§ **What you are asked to do**
Would you write out the listing verbatim and skip every picture in it?

::: Source material :::

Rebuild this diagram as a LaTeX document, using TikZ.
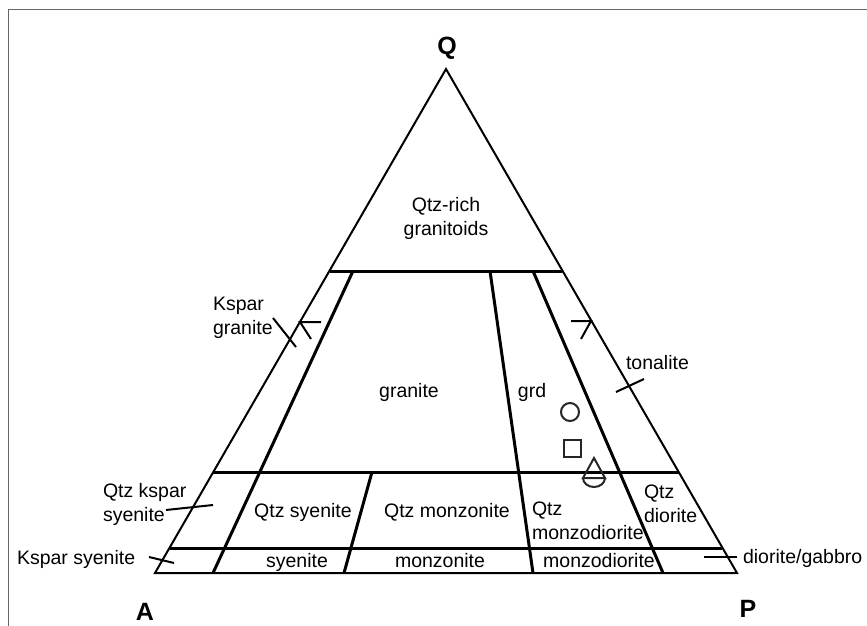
\documentclass[tikz,border=0pt]{standalone}
\usepackage{fontspec}
\setmainfont{Liberation Sans}
\usetikzlibrary{positioning}

\begin{document}
\begin{tikzpicture}[
      x=1pt, y=-1pt,
      every node/.style={inner sep=0pt, outer sep=0pt},
      lbl/.style={font=\fontsize{19.5}{23.5}\selectfont, align=left},
      lblc/.style={lbl, align=center},
      corner/.style={font=\fontsize{25}{28}\selectfont\bfseries},
      rim/.style={line width=2pt, line join=miter},
      div/.style={line width=3pt},
      tickmark/.style={line width=2pt},
      sym/.style={line width=2pt, draw=black!85}]
    \useasboundingbox (0,0) rectangle (867,626);
    \clip (0,0) rectangle (867,626);
    % frame
    \draw[black!60, line width=1.5pt] (8.5,640) |- (880,9.5);
    % corners of the QAP triangle
    \coordinate (A) at (155,573);
    \coordinate (P) at (737,573);
    \coordinate (Q) at (446,69);
    % Q = 60, 20, 5
    \coordinate (q60a) at (330,271);  \coordinate (q60p) at (562,271);
    \coordinate (q20a) at (213,472);  \coordinate (q20p) at (679,472);
    \coordinate (q5a)  at (170,548);  \coordinate (q5p)  at (722,548);
    % P/(A+P) = 10, 35, 65, 90
    \coordinate (r10t) at (353,271);  \coordinate (r10b) at (213,573);
    \coordinate (r35t) at (372,472);  \coordinate (r35b) at (344,573);
    \coordinate (r65t) at (490,271);  \coordinate (r65b) at (533,573);
    \coordinate (r90t) at (533,271);  \coordinate (r90b) at (663,573);

    \draw[rim] (A) -- (P) -- (Q) -- cycle;
    \draw[div] (q60a) -- (q60p);
    \draw[div] (q20a) -- (q20p);
    \draw[div] (q5a) -- (q5p);
    \draw[div] (r10t) -- (r10b);
    \draw[div] (r35t) -- (r35b);
    \draw[div] (r65t) -- (r65b);
    \draw[div] (r90t) -- (r90b);

    % ticks and marks
    \draw[tickmark] (273,318) -- (296,347);
    \draw[tickmark] (321,322) -- (300,322) -- (311,339);
    \draw[tickmark] (571,321) -- (591,321) -- (581,339);
    \draw[tickmark] (616,392) -- (644,379);
    \draw[tickmark] (166,510) -- (213,505);
    \draw[tickmark] (149,557) -- (174,563);
    \draw[tickmark] (704,557) -- (737,557);

    % samples
    \draw[sym] (570,412) circle[radius=9pt];
    \draw[sym] (563.5,440) rectangle (580.5,457);
    \draw[sym] (583,478) -- (594,458) -- (605,478) -- cycle;
    \draw[sym] (583,478) arc[start angle=180, end angle=360, x radius=11pt, y radius=9pt];

    % labels (base of a two-line label is its last line)
    \node[corner, anchor=base] (lQ) at (447,55)  {Q};
    \node[corner, anchor=base] (lA) at (145,620) {A};
    \node[corner, anchor=base] (lP) at (748,617) {P};
    \node[lblc, anchor=base] (qrich)    at (446,235) {Qtz-rich\\granitoids};
    \node[lbl, anchor=base west] (kgran) at (213,334) {Kspar\\granite};
    \node[lbl, anchor=base]  (gran)     at (409,397) {granite};
    \node[lbl, anchor=base]  (grd)      at (532,397) {grd};
    \node[lbl, anchor=base west] (tona) at (626,369) {tonalite};
    \node[lbl, anchor=base west] (qksy) at (103,521) {Qtz kspar\\syenite};
    \node[lbl, anchor=base]  (qsy)      at (303,517) {Qtz syenite};
    \node[lbl, anchor=base]  (qmz)      at (447,517) {Qtz monzonite};
    \node[lbl, anchor=base west] (qmzd) at (532,539) {Qtz\\monzodiorite};
    \node[lbl, anchor=base west] (qdio) at (644,522) {Qtz\\diorite};
    \node[lbl, anchor=base west] (ksy)  at (17,564)  {Kspar syenite};
    \node[lbl, anchor=base]  (sy)       at (297,567) {syenite};
    \node[lbl, anchor=base]  (mz)       at (440,567) {monzonite};
    \node[lbl, anchor=base]  (mzd)      at (599,567) {monzodiorite};
    \node[lbl, anchor=base west] (dgab) at (743,563) {diorite/gabbro};
\end{tikzpicture}
\end{document}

:::

§ **The reply**
Rebuild this diagram as a LaTeX document, using TikZ.
\documentclass[tikz,border=0pt]{standalone}
\usepackage{fontspec}
\setmainfont{Liberation Sans}
\usetikzlibrary{positioning}

\begin{document}
\begin{tikzpicture}[
      x=1pt, y=-1pt,
      every node/.style={inner sep=0pt, outer sep=0pt},
      lbl/.style={font=\fontsize{19.5}{23.5}\selectfont, align=left},
      lblc/.style={lbl, align=center},
      corner/.style={font=\fontsize{25}{28}\selectfont\bfseries},
      rim/.style={line width=2pt, line join=miter},
      div/.style={line width=3pt},
      tickmark/.style={line width=2pt},
      sym/.style={line width=2pt, draw=black!85}]
    \useasboundingbox (0,0) rectangle (867,626);
    \clip (0,0) rectangle (867,626);
    % frame
    \draw[black!60, line width=1.5pt] (8.5,640) |- (880,9.5);
    % corners of the QAP triangle
    \coordinate (A) at (155,573);
    \coordinate (P) at (737,573);
    \coordinate (Q) at (446,69);
    % Q = 60, 20, 5
    \coordinate (q60a) at (330,271);  \coordinate (q60p) at (562,271);
    \coordinate (q20a) at (213,472);  \coordinate (q20p) at (679,472);
    \coordinate (q5a)  at (170,548);  \coordinate (q5p)  at (722,548);
    % P/(A+P) = 10, 35, 65, 90
    \coordinate (r10t) at (353,271);  \coordinate (r10b) at (213,573);
    \coordinate (r35t) at (372,472);  \coordinate (r35b) at (344,573);
    \coordinate (r65t) at (490,271);  \coordinate (r65b) at (533,573);
    \coordinate (r90t) at (533,271);  \coordinate (r90b) at (663,573);

    \draw[rim] (A) -- (P) -- (Q) -- cycle;
    \draw[div] (q60a) -- (q60p);
    \draw[div] (q20a) -- (q20p);
    \draw[div] (q5a) -- (q5p);
    \draw[div] (r10t) -- (r10b);
    \draw[div] (r35t) -- (r35b);
    \draw[div] (r65t) -- (r65b);
    \draw[div] (r90t) -- (r90b);

    % ticks and marks
    \draw[tickmark] (273,318) -- (296,347);
    \draw[tickmark] (321,322) -- (300,322) -- (311,339);
    \draw[tickmark] (571,321) -- (591,321) -- (581,339);
    \draw[tickmark] (616,392) -- (644,379);
    \draw[tickmark] (166,510) -- (213,505);
    \draw[tickmark] (149,557) -- (174,563);
    \draw[tickmark] (704,557) -- (737,557);

    % samples
    \draw[sym] (570,412) circle[radius=9pt];
    \draw[sym] (563.5,440) rectangle (580.5,457);
    \draw[sym] (583,478) -- (594,458) -- (605,478) -- cycle;
    \draw[sym] (583,478) arc[start angle=180, end angle=360, x radius=11pt, y radius=9pt];

    % labels (base of a two-line label is its last line)
    \node[corner, anchor=base] (lQ) at (447,55)  {Q};
    \node[corner, anchor=base] (lA) at (145,620) {A};
    \node[corner, anchor=base] (lP) at (748,617) {P};
    \node[lblc, anchor=base] (qrich)    at (446,235) {Qtz-rich\\granitoids};
    \node[lbl, anchor=base west] (kgran) at (213,334) {Kspar\\granite};
    \node[lbl, anchor=base]  (gran)     at (409,397) {granite};
    \node[lbl, anchor=base]  (grd)      at (532,397) {grd};
    \node[lbl, anchor=base west] (tona) at (626,369) {tonalite};
    \node[lbl, anchor=base west] (qksy) at (103,521) {Qtz kspar\\syenite};
    \node[lbl, anchor=base]  (qsy)      at (303,517) {Qtz syenite};
    \node[lbl, anchor=base]  (qmz)      at (447,517) {Qtz monzonite};
    \node[lbl, anchor=base west] (qmzd) at (532,539) {Qtz\\monzodiorite};
    \node[lbl, anchor=base west] (qdio) at (644,522) {Qtz\\diorite};
    \node[lbl, anchor=base west] (ksy)  at (17,564)  {Kspar syenite};
    \node[lbl, anchor=base]  (sy)       at (297,567) {syenite};
    \node[lbl, anchor=base]  (mz)       at (440,567) {monzonite};
    \node[lbl, anchor=base]  (mzd)      at (599,567) {monzodiorite};
    \node[lbl, anchor=base west] (dgab) at (743,563) {diorite/gabbro};
\end{tikzpicture}
\end{document}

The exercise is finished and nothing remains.